OTTAWA — Canadians in oil-producing provinces are having a harder time paying their bills, even as the national delinquency rate improves to its lowest level in more than six years.
A report released by consumer credit monitoring firm Equifax shows Alberta’s consumer debt is still the highest in Canada, sitting at $27,490, more than $6,000 above the national average.
Edmonton’s average debt, excluding mortgages, was $26,420. It was the second highest in the country after Calgary, where the average debt was $28,355.
The number of people filing bankruptcies also increasing in Alberta.
Conversely, the national 90-day delinquency rate, excluding mortgages, slipped to 1.05 per cent, down from 1.10 per cent a year ago and the lowest since Equifax began reporting the figures.
Regina Malina, senior director of decision insights at Equifax Canada, says the average delinquency rate for Western Canada is below the national average, but it is rising.
Equifax says the rates in Alberta, Saskatchewan, Manitoba rose 13.4 per cent, 8.5 per cent and 3.7 per cent respectively.
The delinquency rate in Newfoundland and Labrador was up 5.8 per cent from a year ago.
“Delinquency rates are an indicator that we follow closely and we are now seeing a negative effect in Western Canada,” Malina said.
“The same holds true in Newfoundland — essentially anywhere in the country where the economy is impacted by oil.”
Total consumer debt amounted to nearly $1.59 trillion, with nearly two-thirds of that accounted for by mortgage debt. The total borrowing was up from nearly $1.57 trillion in the second quarter of 2015 and $1.51 trillion a year ago.
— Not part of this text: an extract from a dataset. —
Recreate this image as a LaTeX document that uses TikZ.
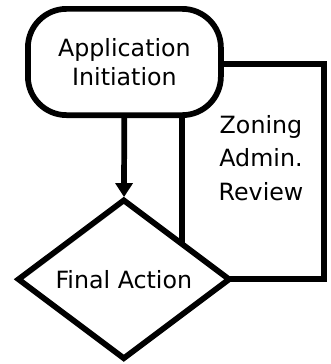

Excluding mortgages, average national consumer debt was $21,312 in the third quarter, up from $21,164 in the second quarter and $20,891 a year ago.
Borrowing by Canadians and their ability to pay back their debts have been cited as a key risk for the economy.
Record low interest rates have helped make it easier for Canadians to borrow more and helped fuel the housing market.
However, worries have been raised about what will happen when interest rates eventually start to go up.
“Consumer debt levels continue to rise and those numbers are sure to increase following the holidays,” Malina said.
“However, despite other market research we’ve seen predicting a boom in spending over the holidays, we expect most Canadians will continue to manage their spending wisely. Demand for new credit has eased off.”